*** Recorded information

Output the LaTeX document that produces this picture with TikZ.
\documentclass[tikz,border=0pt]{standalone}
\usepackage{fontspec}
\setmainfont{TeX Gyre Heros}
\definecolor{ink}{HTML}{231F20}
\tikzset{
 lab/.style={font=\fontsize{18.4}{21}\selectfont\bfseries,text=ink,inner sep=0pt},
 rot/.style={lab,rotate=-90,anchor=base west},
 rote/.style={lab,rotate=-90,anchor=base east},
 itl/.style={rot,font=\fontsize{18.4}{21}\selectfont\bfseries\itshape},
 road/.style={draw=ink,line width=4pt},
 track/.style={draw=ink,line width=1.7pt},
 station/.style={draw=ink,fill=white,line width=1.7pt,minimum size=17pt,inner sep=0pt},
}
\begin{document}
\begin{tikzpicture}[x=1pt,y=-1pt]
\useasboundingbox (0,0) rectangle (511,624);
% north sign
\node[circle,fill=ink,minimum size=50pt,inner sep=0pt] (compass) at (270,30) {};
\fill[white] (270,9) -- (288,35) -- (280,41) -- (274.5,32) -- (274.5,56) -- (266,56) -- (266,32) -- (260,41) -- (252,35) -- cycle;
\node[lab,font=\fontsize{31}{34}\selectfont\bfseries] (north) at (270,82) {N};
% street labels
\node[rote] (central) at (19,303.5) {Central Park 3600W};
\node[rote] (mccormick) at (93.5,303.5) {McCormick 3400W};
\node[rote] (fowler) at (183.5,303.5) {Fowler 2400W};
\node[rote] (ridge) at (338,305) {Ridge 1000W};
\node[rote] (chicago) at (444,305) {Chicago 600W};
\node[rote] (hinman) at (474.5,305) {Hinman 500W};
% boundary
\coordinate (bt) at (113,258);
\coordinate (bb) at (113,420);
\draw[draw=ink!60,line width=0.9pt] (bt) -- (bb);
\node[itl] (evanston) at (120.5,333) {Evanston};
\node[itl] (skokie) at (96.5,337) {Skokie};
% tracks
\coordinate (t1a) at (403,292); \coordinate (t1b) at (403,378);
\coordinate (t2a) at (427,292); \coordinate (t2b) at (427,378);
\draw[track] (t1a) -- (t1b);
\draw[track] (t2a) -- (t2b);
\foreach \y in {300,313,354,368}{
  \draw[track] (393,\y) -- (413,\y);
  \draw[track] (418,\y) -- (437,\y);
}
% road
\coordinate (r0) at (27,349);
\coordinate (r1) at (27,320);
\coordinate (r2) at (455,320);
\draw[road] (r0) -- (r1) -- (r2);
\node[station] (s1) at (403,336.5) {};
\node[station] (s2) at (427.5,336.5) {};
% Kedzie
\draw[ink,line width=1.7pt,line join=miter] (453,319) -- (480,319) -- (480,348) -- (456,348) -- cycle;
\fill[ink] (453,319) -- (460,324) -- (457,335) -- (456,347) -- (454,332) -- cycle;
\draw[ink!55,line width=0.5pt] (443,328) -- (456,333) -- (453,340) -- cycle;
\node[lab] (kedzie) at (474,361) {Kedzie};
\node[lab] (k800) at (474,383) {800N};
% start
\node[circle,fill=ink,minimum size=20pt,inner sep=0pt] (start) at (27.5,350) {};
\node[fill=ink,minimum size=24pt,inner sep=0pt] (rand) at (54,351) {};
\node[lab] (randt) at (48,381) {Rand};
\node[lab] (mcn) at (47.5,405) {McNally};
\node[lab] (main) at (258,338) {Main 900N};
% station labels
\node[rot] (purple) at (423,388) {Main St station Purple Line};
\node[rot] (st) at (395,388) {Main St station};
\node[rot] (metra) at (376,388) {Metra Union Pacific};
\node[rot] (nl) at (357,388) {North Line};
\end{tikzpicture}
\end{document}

******

=== Task brief ===
From the listing above, extract every line exactly as it stands.

=== Expected answer ===
Output the LaTeX document that produces this picture with TikZ.
\documentclass[tikz,border=0pt]{standalone}
\usepackage{fontspec}
\setmainfont{TeX Gyre Heros}
\definecolor{ink}{HTML}{231F20}
\tikzset{
 lab/.style={font=\fontsize{18.4}{21}\selectfont\bfseries,text=ink,inner sep=0pt},
 rot/.style={lab,rotate=-90,anchor=base west},
 rote/.style={lab,rotate=-90,anchor=base east},
 itl/.style={rot,font=\fontsize{18.4}{21}\selectfont\bfseries\itshape},
 road/.style={draw=ink,line width=4pt},
 track/.style={draw=ink,line width=1.7pt},
 station/.style={draw=ink,fill=white,line width=1.7pt,minimum size=17pt,inner sep=0pt},
}
\begin{document}
\begin{tikzpicture}[x=1pt,y=-1pt]
\useasboundingbox (0,0) rectangle (511,624);
% north sign
\node[circle,fill=ink,minimum size=50pt,inner sep=0pt] (compass) at (270,30) {};
\fill[white] (270,9) -- (288,35) -- (280,41) -- (274.5,32) -- (274.5,56) -- (266,56) -- (266,32) -- (260,41) -- (252,35) -- cycle;
\node[lab,font=\fontsize{31}{34}\selectfont\bfseries] (north) at (270,82) {N};
% street labels
\node[rote] (central) at (19,303.5) {Central Park 3600W};
\node[rote] (mccormick) at (93.5,303.5) {McCormick 3400W};
\node[rote] (fowler) at (183.5,303.5) {Fowler 2400W};
\node[rote] (ridge) at (338,305) {Ridge 1000W};
\node[rote] (chicago) at (444,305) {Chicago 600W};
\node[rote] (hinman) at (474.5,305) {Hinman 500W};
% boundary
\coordinate (bt) at (113,258);
\coordinate (bb) at (113,420);
\draw[draw=ink!60,line width=0.9pt] (bt) -- (bb);
\node[itl] (evanston) at (120.5,333) {Evanston};
\node[itl] (skokie) at (96.5,337) {Skokie};
% tracks
\coordinate (t1a) at (403,292); \coordinate (t1b) at (403,378);
\coordinate (t2a) at (427,292); \coordinate (t2b) at (427,378);
\draw[track] (t1a) -- (t1b);
\draw[track] (t2a) -- (t2b);
\foreach \y in {300,313,354,368}{
  \draw[track] (393,\y) -- (413,\y);
  \draw[track] (418,\y) -- (437,\y);
}
% road
\coordinate (r0) at (27,349);
\coordinate (r1) at (27,320);
\coordinate (r2) at (455,320);
\draw[road] (r0) -- (r1) -- (r2);
\node[station] (s1) at (403,336.5) {};
\node[station] (s2) at (427.5,336.5) {};
% Kedzie
\draw[ink,line width=1.7pt,line join=miter] (453,319) -- (480,319) -- (480,348) -- (456,348) -- cycle;
\fill[ink] (453,319) -- (460,324) -- (457,335) -- (456,347) -- (454,332) -- cycle;
\draw[ink!55,line width=0.5pt] (443,328) -- (456,333) -- (453,340) -- cycle;
\node[lab] (kedzie) at (474,361) {Kedzie};
\node[lab] (k800) at (474,383) {800N};
% start
\node[circle,fill=ink,minimum size=20pt,inner sep=0pt] (start) at (27.5,350) {};
\node[fill=ink,minimum size=24pt,inner sep=0pt] (rand) at (54,351) {};
\node[lab] (randt) at (48,381) {Rand};
\node[lab] (mcn) at (47.5,405) {McNally};
\node[lab] (main) at (258,338) {Main 900N};
% station labels
\node[rot] (purple) at (423,388) {Main St station Purple Line};
\node[rot] (st) at (395,388) {Main St station};
\node[rot] (metra) at (376,388) {Metra Union Pacific};
\node[rot] (nl) at (357,388) {North Line};
\end{tikzpicture}
\end{document}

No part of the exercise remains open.